For simplicity, replace \(K\) with \(N-K\). Here, the condition is equivalent to “the maximum number of ABCs that can be taken independently from subsequences is \(K\)”. The proof follows from the fact that both “the minimum number of characters that need to be deleted from string \(S\) to make it impossible to take ABC as a subsequence” and “the maximum number of ABCs that can be taken independently from string \(S\)” are computed by the following code:

int A=0,AB=0,ABC=0;
for(int i=0;i<S.size();i++){
  if(S[i]=='A') A++;
  if(S[i]=='B') AB=min(AB+1,A);
  if(S[i]=='C') ABC=min(ABC+1,AB);
}

Hereafter, we consider counting strings from which \(K\) ABCs can be taken independently. (It is allowed to take \(K+1\) or more.) Also, replace \(N\) with \(N-3K\). Here, when we see string \(S\), consider greedily taking \(K\) independent ABCs from the front. Then, a string with \(K\) ABCs mixed in appears. For example,

• ABABCBAAC can greedily yield two ABCs at positions \(1,2,5\) and \(3,4,9\), and extracting only these parts from the original string gives ABABCC.

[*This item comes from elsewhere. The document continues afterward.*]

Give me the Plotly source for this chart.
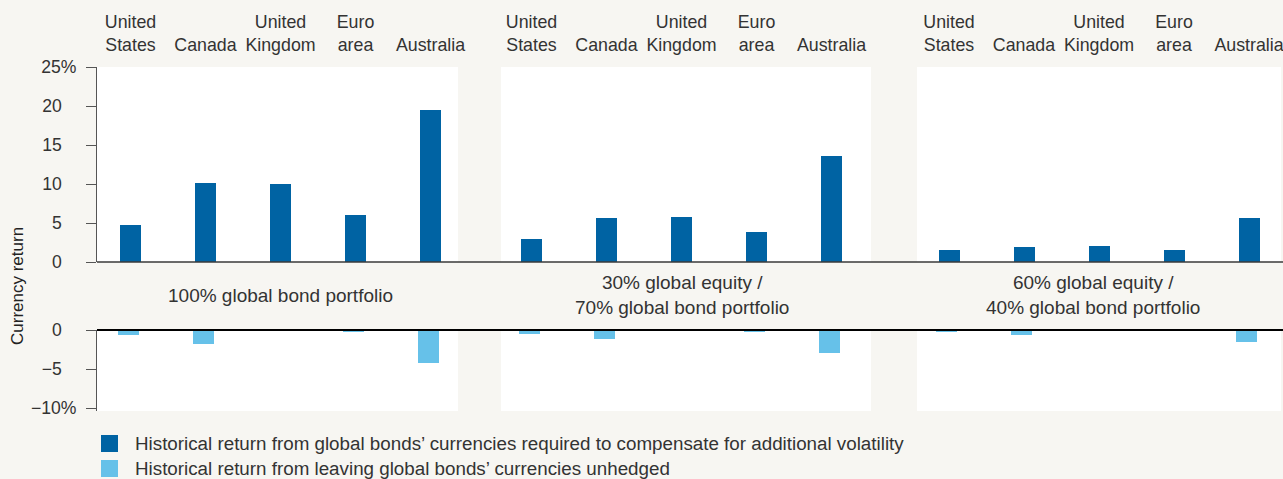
import plotly.graph_objects as go

# ---------------- data ----------------
categories = ["United States", "Canada", "United Kingdom", "Euro area", "Australia"]
category_labels = ["United<br>States", "Canada", "United<br>Kingdom", "Euro<br>area", "Australia"]
portfolios = [
    "100% global bond portfolio",
    "30% global equity /<br>70% global bond portfolio",
    "60% global equity /<br>40% global bond portfolio",
]
required_100_bond = [4.8, 10.1, 10.0, 6.0, 19.5]
required_30_70 = [3.0, 5.6, 5.8, 3.9, 13.6]
required_60_40 = [1.5, 1.9, 2.1, 1.5, 5.6]
unhedged_100_bond = [-0.7, -1.8, 0.0, -0.3, -4.2]
unhedged_30_70 = [-0.5, -1.2, 0.0, -0.2, -2.9]
unhedged_60_40 = [-0.3, -0.7, 0.0, -0.1, -1.6]
series_names = [
    "Historical return from global bonds’ currencies required to compensate for additional volatility",
    "Historical return from leaving global bonds’ currencies unhedged",
]
top_ticks = [0, 5, 10, 15, 20, 25]
bottom_ticks = [0, -5, -10]

# ---------------- styling / layout constants ----------------
W, H = 1283, 479
BG = "#f7f6f2"
DARK = "#0063a3"
LIGHT = "#66c1e9"
TXT = "#333333"
FONT = "Liberation Sans"
FS_TICK = 17.6
FS_CAT = 17.8
FS_GROUP = 19
FS_LEG = 18.8
FS_YT = 17
NB = "\u00a0"

def fx(p):
    return p / W

def fy(p):
    return 1 - p / H

panel_px = [(97, 458), (501, 871), (917, 1281)]
first_bar_center_px = [130.5, 531.5, 949.0]
unit_px = 75.0
top_rows_px = (67, 262)
bot_rows_px = (330, 411)
bottom_shift = 0.03
label_x = [2.0, 2.0, 1.92]

required = [required_100_bond, required_30_70, required_60_40]
unhedged = [unhedged_100_bond, unhedged_30_70, unhedged_60_40]

fig = go.Figure()
layout = dict(
    width=W, height=H,
    margin=dict(l=0, r=0, t=0, b=0, autoexpand=False),
    paper_bgcolor=BG, plot_bgcolor="white",
    font=dict(family=FONT, size=FS_CAT, color=TXT),
    showlegend=False, bargap=0,
)

shapes = []
annotations = []

for g in range(3):
    left, right = panel_px[g]
    r0 = -(first_bar_center_px[g] - left) / unit_px
    r1 = r0 + (right - left) / unit_px
    xt = "x" if g == 0 else f"x{g+1}"
    yt = "y" if g == 0 else f"y{g+1}"
    xb = f"x{g+4}"
    yb = f"y{g+4}"
    top_x_key = "xaxis" if g == 0 else f"xaxis{g+1}"
    top_y_key = "yaxis" if g == 0 else f"yaxis{g+1}"
    bot_x_key = f"xaxis{g+4}"
    bot_y_key = f"yaxis{g+4}"

    fig.add_trace(go.Bar(
        x=categories, y=required[g], xaxis=xt, yaxis=yt,
        marker=dict(color=DARK, line=dict(width=0)), width=0.28,
        name=series_names[0],
    ))
    fig.add_trace(go.Bar(
        x=categories, y=unhedged[g], xaxis=xb, yaxis=yb,
        marker=dict(color=LIGHT, line=dict(width=0)), width=0.28,
        name=series_names[1],
    ))

    layout[top_x_key] = dict(
        domain=[fx(left), fx(right)], anchor=yt, type="category",
        categoryorder="array", categoryarray=categories, automargin=False,
        range=[r0, r1], side="top", showline=False, showgrid=False,
        zeroline=False, ticks="", tickvals=categories, ticktext=category_labels,
        tickfont=dict(size=FS_CAT, color=TXT), ticklabelstandoff=11,
    )
    layout[bot_x_key] = dict(
        domain=[fx(left), fx(right)], anchor=yb, type="category",
        categoryorder="array", categoryarray=categories, automargin=False,
        range=[r0 + bottom_shift, r1 + bottom_shift], showline=False,
        showgrid=False, zeroline=False, showticklabels=False, ticks="",
    )
    ytop = dict(
        domain=[fy(top_rows_px[1]), fy(top_rows_px[0])], anchor=xt,
        range=[0, 25], showgrid=False, zeroline=False, automargin=False,
    )
    ybot = dict(
        domain=[fy(bot_rows_px[1]), fy(bot_rows_px[0])], anchor=xb,
        range=[-10.38, 0], showgrid=False, zeroline=False, automargin=False,
    )
    if g == 0:
        ytop.update(
            showline=True, linecolor="#555555", linewidth=1,
            ticks="outside", ticklen=10, tickcolor="#555555", tickwidth=1,
            tickvals=top_ticks,
            ticktext=[f"{v}%" if v == 25 else f"{v}{NB*3}" for v in top_ticks],
            tickfont=dict(size=FS_TICK, color=TXT), ticklabelstandoff=6,
        )
        ybot.update(
            showline=True, linecolor="#555555", linewidth=1,
            ticks="outside", ticklen=10, tickcolor="#555555", tickwidth=1,
            tickvals=bottom_ticks,
            ticktext=[
                (("−" if v < 0 else "") + f"{abs(v)}") + ("%" if v == -10 else NB * 3)
                for v in bottom_ticks
            ],
            tickfont=dict(size=FS_TICK, color=TXT), ticklabelstandoff=6,
        )
    else:
        ytop.update(showline=False, showticklabels=False, ticks="")
        ybot.update(showline=False, showticklabels=False, ticks="")
    layout[top_y_key] = ytop
    layout[bot_y_key] = ybot

    annotations.append(dict(
        text=portfolios[g], x=label_x[g], xref=xt, y=fy(295), yref="paper",
        xanchor="center", yanchor="middle", showarrow=False,
        font=dict(size=FS_GROUP, color=TXT), align="center",
    ))

# baselines across full width
shapes.append(dict(type="line", xref="paper", yref="paper",
                   x0=fx(97), x1=1, y0=fy(262), y1=fy(262),
                   line=dict(color="#3a3a3a", width=1.4)))
shapes.append(dict(type="line", xref="paper", yref="paper",
                   x0=fx(97), x1=1, y0=fy(330), y1=fy(330),
                   line=dict(color="#000000", width=1.8)))

# custom legend
for i, (col, name) in enumerate(zip([DARK, LIGHT], series_names)):
    top = 435 + 25 * i
    shapes.append(dict(type="rect", xref="paper", yref="paper",
                       x0=fx(101), x1=fx(118), y0=fy(top + 17), y1=fy(top),
                       fillcolor=col, line=dict(width=0)))
    annotations.append(dict(text=name, x=fx(133), y=fy(top + 8.5),
                            xref="paper", yref="paper", xanchor="left",
                            yanchor="middle", showarrow=False,
                            font=dict(size=FS_LEG, color=TXT)))

# y-axis title
annotations.append(dict(text="Currency return", x=fx(17), y=fy(286),
                        xref="paper", yref="paper", textangle=-90,
                        xanchor="center", yanchor="middle", showarrow=False,
                        font=dict(size=FS_YT, color="#222222")))

layout["shapes"] = shapes
layout["annotations"] = annotations
fig.update_layout(**layout)
fig.write_html(
    "out.html",
    config={"displayModeBar": False},
    post_script="document.body.style.margin='0';document.body.style.overflow='hidden';",
)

Let’s count by fixing such strings. Then, we insert a total of \(N\) characters between each character (or at the beginning or end), and for each gap, the number of different characters that can be inserted is \(0\), \(1\), \(2\), or \(3\). Therefore, it has a representation as a generating function \(\frac{1}{(1-x)^p(1-2x)^q(1-3x)^r}\).

Consider taking the sum of this generating function over all strings that can result from the greedy process consisting of \(K\) ABCs. Then, we can easily see that \(p \le 3K,q \le 3K,r = 1\), so the sum has the representation \(\frac{f(x)}{(1-x)^{3K}(1-2x)^{3K}(1-3x)}\). (\(p\) and \(q\) can have better upper bounds by a constant factor, but we omit this.) \(f(x)\) can also be obtained directly by DP, but we can also perform DP with keys i, A, AB, ABC from the above code, obtain the leading terms, and reconstruct \(f(x)\) from them. The computational complexity of this part is \(\mathrm{O}(K^4)\).

To answer each query, we maintain the partial fraction decomposition result \(\frac{f(x)}{(1-x)^{3K}(1-2x)^{3K}(1-3x)} = \frac{f_1(x)}{(1-x)^{3K}} + \frac{f_2(x)}{(1-2x)^{3K}} + \frac{f_3(x)}{1-3x}\). In partial fraction decomposition, we want to obtain \(g(x)\) satisfying \(g(x)(1-2x)^n= 1 \bmod (1-x)^m\), etc., which can be done by performing the Euclidean algorithm for polynomials, or by substituting \(y = 1-x\), transforming to \(g(x)(-1+2y)^n = 1 \bmod y^m\), expressing \(g(x) = (-1+2y)^{-n}\) as a polynomial of degree \(m\) in \(y\), and then converting the variables back, etc.

Once partial fraction decomposition is done, it is easy to answer each query in \(\mathrm{O}(K)\). Therefore, we can solve this problem in \(\mathrm{O}(K^4 + QK)\). (Precomputing binomial coefficients in \(\mathrm{O}(N+K)\) is also allowed.)